Mumsnet has not checked the qualifications of anyone posting here. If you need help urgently or expert advice, please see our domestic violence webguide and/or relationships webguide. Many Mumsnetters experiencing domestic abuse have found this thread helpful: Listen up, everybody

wondering about giving things another go

101 replies

turquoiseamethyst · 02/03/2015 19:46

I asked DH to leave a couple of weeks ago.

He always had a tendency to be controlling but the older he got the worse he got.

He was financially so controlling - wouldn't let me work, wouldn't let me have a car, would shout at me for not understanding things he did (I just am not as clever as he is) so I wouldn't ask and then I wouldn't know.

He was physically intimidating in front of the children.

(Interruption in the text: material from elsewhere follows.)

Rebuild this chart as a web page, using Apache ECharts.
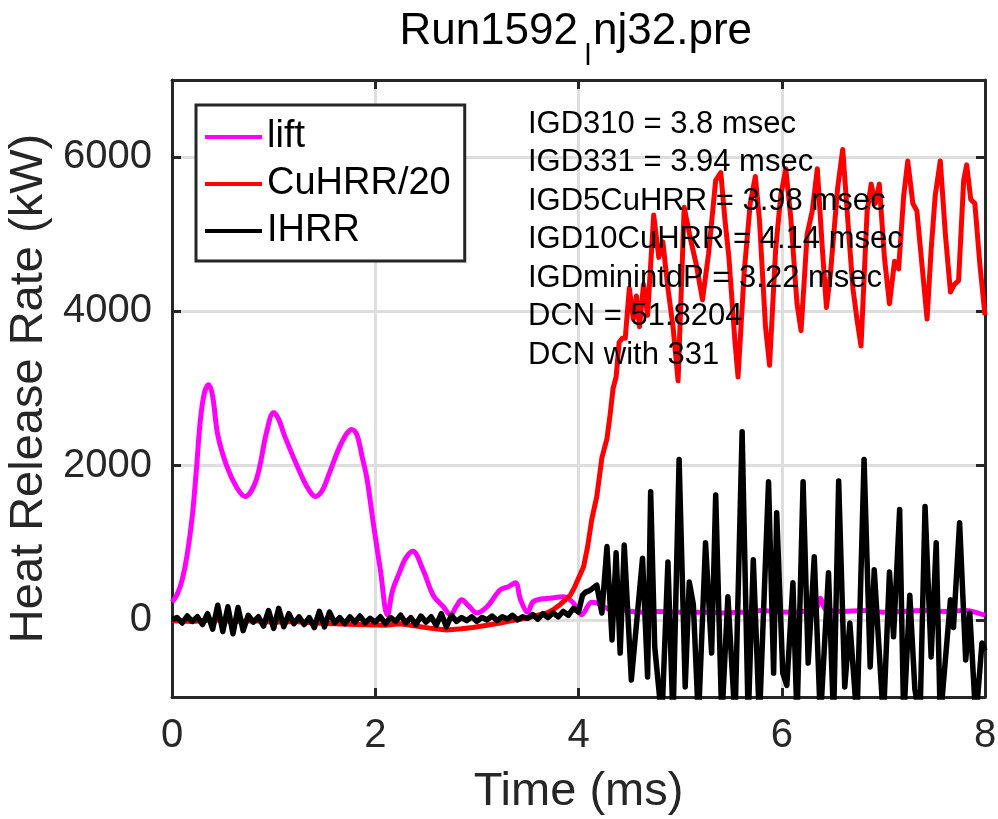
<!DOCTYPE html>
<html>
<head>
<meta charset="utf-8">
<script src="https://cdn.jsdelivr.net/npm/echarts@6/dist/echarts.min.js"></script>
<style>
html,body{margin:0;padding:0;background:#fff;}
#chart{width:998px;height:819px;}
</style>
</head>
<body>
<div id="chart"></div>
<script>
// ---------- data ----------
const titleParts = ['Run1592', 'l', 'nj32.pre'];
const xTicks = [0, 2, 4, 6, 8];
const yTicks = [0, 2000, 4000, 6000];
const seriesNames = ['lift', 'CuHRR/20', 'IHRR'];
const notes = [
  'IGD310 = 3.8 msec',
  'IGD331 = 3.94 msec',
  'IGD5CuHRR = 3.98 msec',
  'IGD10CuHRR = 4.14 msec',
  'IGDminintdP = 3.22 msec',
  'DCN = 51.8204',
  'DCN with 331'
];

const lift = [[0,230],[0.05,330],[0.1,520],[0.15,850],[0.2,1350],[0.24,1950],[0.28,2600],[0.32,2950],[0.36,3050],
[0.4,2900],[0.45,2400],[0.54,1990],[0.64,1710],[0.72,1600],[0.83,1820],[0.93,2430],[1.0,2690],[1.05,2600],[1.11,2380],
[1.26,1910],[1.34,1700],[1.41,1600],[1.48,1680],[1.55,1910],[1.67,2300],[1.77,2470],[1.82,2400],[1.87,2120],[1.92,1820],
[1.98,1260],[2.05,650],[2.12,60],[2.17,380],[2.24,620],[2.3,800],[2.37,890],[2.47,650],[2.57,320],[2.67,170],[2.74,65],
[2.8,180],[2.85,260],[2.92,180],[3.0,90],[3.1,170],[3.23,390],[3.31,430],[3.38,480],[3.43,260],[3.5,100],[3.55,230],
[3.63,270],[3.72,280],[3.85,300],[3.95,220],[4.03,65],[4.13,230],[4.18,220],[4.25,170],[4.32,130],[4.45,120],[4.6,100],
[4.8,110],[5.0,100],[5.2,100],[5.4,90],[5.6,100],[5.8,120],[6.0,100],[6.2,110],[6.33,130],[6.38,280],[6.43,140],[6.6,110],
[6.8,120],[7.0,100],[7.2,110],[7.4,120],[7.6,110],[7.8,120],[7.9,100],[8.0,60]];

const cuhrr = [[0,-10],[0.2,-20],[0.4,0],[0.6,-20],[0.8,-10],[1.0,-30],[1.2,-20],[1.4,-40],[1.6,-50],[1.8,-60],[2.0,-65],
[2.1,-70],[2.24,-50],[2.4,-80],[2.55,-110],[2.7,-130],[2.85,-115],[2.96,-100],[3.1,-70],[3.23,-40],[3.35,-10],[3.49,25],
[3.6,60],[3.69,90],[3.76,140],[3.82,200],[3.87,260],[3.92,320],[3.96,420],[4.0,540],[4.05,690],[4.09,950],[4.13,1300],
[4.18,1600],[4.23,2100],[4.28,2350],[4.31,2650],[4.34,3000],[4.37,3150],[4.4,3600],[4.43,3650],[4.46,3650],[4.5,4300],
[4.54,3900],[4.57,4200],[4.6,3800],[4.64,4350],[4.68,3950],[4.74,5250],[4.79,4700],[4.83,4900],[4.88,4300],[4.93,3800],
[4.98,3100],[5.04,5350],[5.1,4950],[5.16,4600],[5.22,4150],[5.28,4750],[5.35,5700],[5.4,5800],[5.44,5200],[5.48,4700],
[5.54,3600],[5.57,3150],[5.63,4500],[5.69,5400],[5.74,5750],[5.78,5200],[5.84,3800],[5.88,3300],[5.94,4800],[5.99,5500],
[6.04,5850],[6.09,5200],[6.15,4100],[6.19,3750],[6.25,5000],[6.3,5300],[6.35,5850],[6.4,4800],[6.44,4050],[6.48,4500],
[6.55,5600],[6.6,6100],[6.66,5000],[6.7,4300],[6.74,3900],[6.78,3550],[6.84,5300],[6.88,5650],[6.92,5400],[6.96,5650],
[7.01,4700],[7.06,4100],[7.11,4650],[7.15,4550],[7.2,5500],[7.24,5950],[7.29,5400],[7.33,5300],[7.38,4600],[7.43,3900],
[7.47,4800],[7.51,5500],[7.56,5950],[7.61,5000],[7.66,4250],[7.7,4350],[7.74,4400],[7.79,5700],[7.82,5900],[7.86,5450],
[7.9,5400],[7.95,4600],[8.0,3950]];

const ihrr = [[0,0],[0.05,30],[0.1,-40],[0.15,50],[0.2,-20],[0.25,40],[0.3,-60],[0.35,80],[0.4,-120],[0.45,190],[0.5,-150],
[0.55,170],[0.6,-180],[0.65,160],[0.7,-140],[0.75,60],[0.8,-30],[0.85,40],[0.9,-80],[0.95,120],[1.0,-110],[1.05,150],
[1.1,-90],[1.15,80],[1.2,-50],[1.25,40],[1.3,-60],[1.35,30],[1.4,-100],[1.45,110],[1.5,-90],[1.55,100],[1.6,-40],[1.65,30],
[1.7,-50],[1.75,40],[1.8,-30],[1.85,50],[1.9,-40],[1.95,20],[2.0,-30],[2.05,40],[2.1,-50],[2.15,30],[2.2,-20],[2.25,60],
[2.3,-40],[2.35,30],[2.4,-60],[2.45,50],[2.5,-30],[2.55,40],[2.6,-70],[2.65,80],[2.7,-90],[2.75,60],[2.8,-20],[2.85,30],
[2.9,-10],[2.95,40],[3.0,-20],[3.05,30],[3.1,0],[3.15,50],[3.2,-10],[3.25,40],[3.3,10],[3.35,60],[3.4,0],[3.45,40],
[3.5,20],[3.55,70],[3.6,10],[3.65,80],[3.7,30],[3.75,90],[3.8,40],[3.85,110],[3.9,60],[3.95,150],[4.0,100],[4.04,320],
[4.07,360],[4.11,380],[4.18,450],[4.23,90],[4.28,950],[4.33,-260],[4.37,870],[4.41,-430],[4.45,970],[4.52,-780],[4.63,800],
[4.68,-740],[4.71,1660],[4.75,-350],[4.82,-1300],[4.88,750],[4.93,-1300],[4.99,2080],[5.05,-870],[5.09,490],[5.13,200],
[5.18,-1300],[5.25,1000],[5.31,-430],[5.35,1620],[5.41,-1300],[5.47,300],[5.54,-1300],[5.61,2440],[5.67,-1300],[5.72,780],
[5.78,-1300],[5.87,1790],[5.92,-690],[5.95,1390],[6.01,-690],[6.05,-850],[6.11,480],[6.15,-1300],[6.21,1790],[6.26,-560],
[6.32,820],[6.38,-1300],[6.46,610],[6.51,-1300],[6.56,1800],[6.62,-870],[6.67,-40],[6.74,-1300],[6.81,2080],[6.87,-610],
[6.91,650],[6.96,-430],[7.0,-1300],[7.06,620],[7.1,-220],[7.16,1430],[7.2,-1300],[7.26,320],[7.31,-900],[7.36,-1300],
[7.41,1470],[7.47,-480],[7.52,1000],[7.56,-1300],[7.66,260],[7.69,-100],[7.75,1260],[7.81,-520],[7.85,90],[7.91,-1300],
[7.97,-300],[8.0,-400]];

// ---------- chart ----------
const FONT = '"Liberation Sans", Arial, Helvetica, sans-serif';
const AX = '#262626';
const GRIDC = '#dedede';
const chart = echarts.init(document.getElementById('chart'), null, {renderer: 'canvas'});

const axisLineStyle = {show: true, onZero: false, lineStyle: {color: AX, width: 3}};
const tickStyle = {show: true, inside: true, length: 9, lineStyle: {color: AX, width: 3}};
const plain = v => String(v);

const option = {
  animation: false,
  backgroundColor: '#ffffff',
  grid: {left: 172, right: 13, top: 80, bottom: 122, containLabel: false, outerBoundsMode: 'none'},
  legend: {
    data: seriesNames,
    orient: 'vertical',
    left: 196, top: 105,
    icon: 'rect',
    itemWidth: 57, itemHeight: 4, itemGap: 7,
    padding: [12, 14, 10, 9],
    borderColor: AX, borderWidth: 3,
    backgroundColor: '#ffffff',
    textStyle: {fontSize: 38, lineHeight: 40, color: '#000', fontFamily: FONT},
    z: 10
  },
  xAxis: [
    {
      type: 'value', min: 0, max: 8, interval: 2, position: 'bottom',
      axisLine: axisLineStyle, axisTick: tickStyle,
      axisLabel: {fontSize: 40, color: AX, margin: 19, fontFamily: FONT,
        customValues: xTicks, formatter: plain},
      splitLine: {show: true, lineStyle: {color: GRIDC, width: 3}},
      name: 'Time (ms)', nameLocation: 'middle', nameGap: 72,
      nameTextStyle: {fontSize: 47, color: AX, fontFamily: FONT}
    },
    {
      type: 'value', min: 0, max: 8, interval: 2, position: 'top',
      axisLine: axisLineStyle, axisTick: tickStyle,
      axisLabel: {show: false}, splitLine: {show: false}
    }
  ],
  yAxis: [
    {
      type: 'value', min: -1000, max: 7000, position: 'left',
      axisLine: axisLineStyle,
      axisTick: Object.assign({}, tickStyle, {customValues: yTicks}),
      axisLabel: {fontSize: 40, color: AX, margin: 20, fontFamily: FONT, customValues: yTicks, formatter: plain},
      splitLine: {show: true, lineStyle: {color: GRIDC, width: 3}},
      name: 'Heat Release Rate (kW)', nameLocation: 'middle', nameGap: 110,
      nameTextStyle: {fontSize: 47, color: AX, fontFamily: FONT}
    },
    {
      type: 'value', min: -1000, max: 7000, position: 'right',
      axisLine: axisLineStyle,
      axisTick: Object.assign({}, tickStyle, {customValues: yTicks}),
      axisLabel: {show: false}, splitLine: {show: false}
    }
  ],
  series: [
    {name: seriesNames[0], type: 'line', data: lift, smooth: 0.35, showSymbol: false, symbol: 'none',
      lineStyle: {color: '#ff00ff', width: 5}, itemStyle: {color: '#ff00ff'}, z: 2},
    {name: seriesNames[1], type: 'line', data: cuhrr, showSymbol: false, symbol: 'none',
      lineStyle: {color: '#ff0000', width: 5, join: 'round'}, itemStyle: {color: '#ff0000'}, z: 3},
    {name: seriesNames[2], type: 'line', data: ihrr, showSymbol: false, symbol: 'none',
      lineStyle: {color: '#000000', width: 5.5, join: 'round'}, itemStyle: {color: '#000000'}, z: 4}
  ],
  graphic: [
    {type: 'text', x: 578, y: 32, z: 100,
      style: {text: titleParts[0], font: '44px ' + FONT, fill: '#000', align: 'right', verticalAlign: 'middle'}},
    {type: 'text', x: 588, y: 57, z: 100,
      style: {text: titleParts[1], font: '29px ' + FONT, fill: '#000', align: 'center', verticalAlign: 'middle'}},
    {type: 'text', x: 593, y: 32, z: 100,
      style: {text: titleParts[2], font: '44px ' + FONT, fill: '#000', align: 'left', verticalAlign: 'middle'}},
    {type: 'text', x: 528, y: 105, z: 100,
      style: {text: notes.join('\n'), font: '31px ' + FONT, fill: '#000', lineHeight: 38.5,
        align: 'left', verticalAlign: 'top'}}
  ]
};
chart.setOption(option);
</script>
</body>
</html>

Sexually he wouldn't take no for an answer - this was the worst part really.

He was horrible to my friends, meaning I had none left.

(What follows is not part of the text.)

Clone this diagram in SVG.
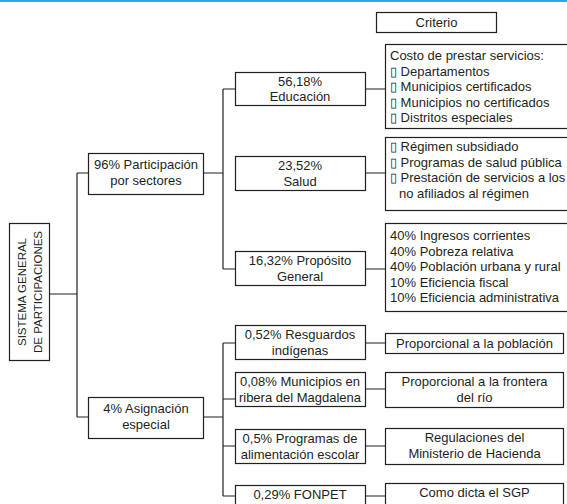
<svg xmlns="http://www.w3.org/2000/svg" width="567" height="504" viewBox="0 0 567 504">
<style>
.b{fill:#fff;stroke:#231f20;stroke-width:1.2}
.t{font-family:"Liberation Sans",Arial,sans-serif;font-size:13px;fill:#231f20}
.c{text-anchor:middle}
.l{fill:none;stroke:#231f20;stroke-width:1.2}
</style>
<rect x="0" y="0" width="567" height="504" fill="#fff"/>
<rect x="0" y="0" width="567" height="2" fill="#29a9e1"/>

<g id="connectors">
<path class="l" d="M50 294H77M77 173V417M77 173H88M77 417H88"/>
<path class="l" d="M203 173H223M223 89V269M223 89H235M223 269H235"/>
<path class="l" d="M365 89H385M365 173H385M365 269H385"/>
<path class="l" d="M203 417H223M223 343V496M223 343H235M223 399H235M223 446H235M223 496H235"/>
<path class="l" d="M365 343H385M365 389H385M365 446H385M365 496H385"/>
</g>

<g id="criterio">
<rect class="b" x="376.5" y="12.5" width="120" height="20"/>
<text class="t c" x="436.5" y="27">Criterio</text>
</g>

<g id="sgp">
<rect class="b" x="9.5" y="223.5" width="40" height="137"/>
<text class="t c" style="font-size:11.5px" transform="translate(25.5,292) rotate(-90)">SISTEMA GENERAL</text>
<text class="t c" style="font-size:11.5px" transform="translate(41.5,292) rotate(-90)">DE PARTICIPACIONES</text>
</g>

<g id="sectores">
<rect class="b" x="88.5" y="153.5" width="115" height="41"/>
<text class="t c" x="146" y="169">96% Participación</text>
<text class="t c" x="146" y="185">por sectores</text>
</g>

<g id="asignacion">
<rect class="b" x="88.5" y="397.5" width="115" height="41"/>
<text class="t c" x="146" y="413">4% Asignación</text>
<text class="t c" x="146" y="429">especial</text>
</g>

<g id="educacion">
<rect class="b" x="235.5" y="72.5" width="130" height="33"/>
<text class="t c" x="300" y="86">56,18%</text>
<text class="t c" x="300" y="101">Educación</text>
</g>

<g id="salud">
<rect class="b" x="235.5" y="156.5" width="130" height="34"/>
<text class="t c" x="300" y="170">23,52%</text>
<text class="t c" x="300" y="186">Salud</text>
</g>

<g id="proposito">
<rect class="b" x="235.5" y="251.5" width="130" height="34"/>
<text class="t c" x="300" y="265">16,32% Propósito</text>
<text class="t c" x="300" y="281">General</text>
</g>

<g id="resguardos">
<rect class="b" x="235.5" y="325.5" width="130" height="34"/>
<text class="t c" x="300" y="339">0,52% Resguardos</text>
<text class="t c" x="300" y="355">indígenas</text>
</g>

<g id="magdalena">
<rect class="b" x="235.5" y="372.5" width="130" height="34"/>
<text class="t c" x="300" y="386">0,08% Municipios en</text>
<text class="t c" x="300" y="402">ribera del Magdalena</text>
</g>

<g id="alimentacion">
<rect class="b" x="235.5" y="429.5" width="130" height="34"/>
<text class="t c" x="300" y="443">0,5% Programas de</text>
<text class="t c" x="300" y="459">alimentación escolar</text>
</g>

<g id="fonpet">
<rect class="b" x="235.5" y="485.5" width="130" height="30"/>
<text class="t c" x="300" y="499">0,29% FONPET</text>
</g>

<g id="crit-educacion">
<rect class="b" x="385.5" y="44.5" width="190" height="84"/>
<text class="t" x="390" y="60">Costo de prestar servicios:</text>
<text class="t" x="390" y="76">▯ Departamentos</text>
<text class="t" x="390" y="91">▯ Municipios certificados</text>
<text class="t" x="390" y="107">▯ Municipios no certificados</text>
<text class="t" x="390" y="122">▯ Distritos especiales</text>
</g>

<g id="crit-salud">
<rect class="b" x="385.5" y="137.5" width="190" height="73"/>
<text class="t" x="390" y="151">▯ Régimen subsidiado</text>
<text class="t" x="390" y="167">▯ Programas de salud pública</text>
<text class="t" x="390" y="182">▯ Prestación de servicios a los</text>
<text class="t" x="399" y="198">no afiliados al régimen</text>
</g>

<g id="crit-proposito">
<rect class="b" x="385.5" y="223.5" width="190" height="88"/>
<text class="t" x="390" y="240">40% Ingresos corrientes</text>
<text class="t" x="390" y="256">40% Pobreza relativa</text>
<text class="t" x="390" y="271">40% Población urbana y rural</text>
<text class="t" x="390" y="287">10% Eficiencia fiscal</text>
<text class="t" x="390" y="302">10% Eficiencia administrativa</text>
</g>

<g id="crit-resguardos">
<rect class="b" x="385.5" y="333.5" width="178" height="20"/>
<text class="t c" x="474.5" y="348">Proporcional a la población</text>
</g>

<g id="crit-magdalena">
<rect class="b" x="385.5" y="372.5" width="178" height="35"/>
<text class="t c" x="474.5" y="386">Proporcional a la frontera</text>
<text class="t c" x="474.5" y="402">del río</text>
</g>

<g id="crit-alimentacion">
<rect class="b" x="385.5" y="428.5" width="178" height="36"/>
<text class="t c" x="474.5" y="442">Regulaciones del</text>
<text class="t c" x="474.5" y="458">Ministerio de Hacienda</text>
</g>

<g id="crit-fonpet">
<rect class="b" x="385.5" y="483.5" width="178" height="30"/>
<text class="t c" x="474.5" y="497">Como dicta el SGP</text>
</g>
</svg>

Gosh. Anyway, I have to explain with regards to DH - he is hugely damaged himself (as a result I think of losing both parents very suddenly as a teenager - horrible traffic fatality) and after initial HORRIBLE behaviour from him he is now saying he will do anything - counselling, whatever it takes, to get me and the children back.

I have to admit I am in two minds.

Part of me thinks if I was reading this I'd be thinking "no!" but another part wonders if it could work - I do still care for him, in a way.

We have two children and a third due in the summer.

OP posts:
turquoiseamethyst · 02/03/2015 21:16

On relationships, or Mumsnet? It was me who had the long, LONG thread!

For some reason I can't log in under the other name; had to re-register.

OP posts:
Charley50 · 02/03/2015 21:19

Don't get back with him! I don't think his parents dying young is an excuse for him being a cunt. Sorry.

turquoiseamethyst · 02/03/2015 21:21

No, it doesn't excuse it - it does explain it to a point though.

He has had a rough old trot.

OP posts:
championnibbler · 02/03/2015 21:26

No.
Don't go back to him.
Not only is he abusive but he is also a rapist.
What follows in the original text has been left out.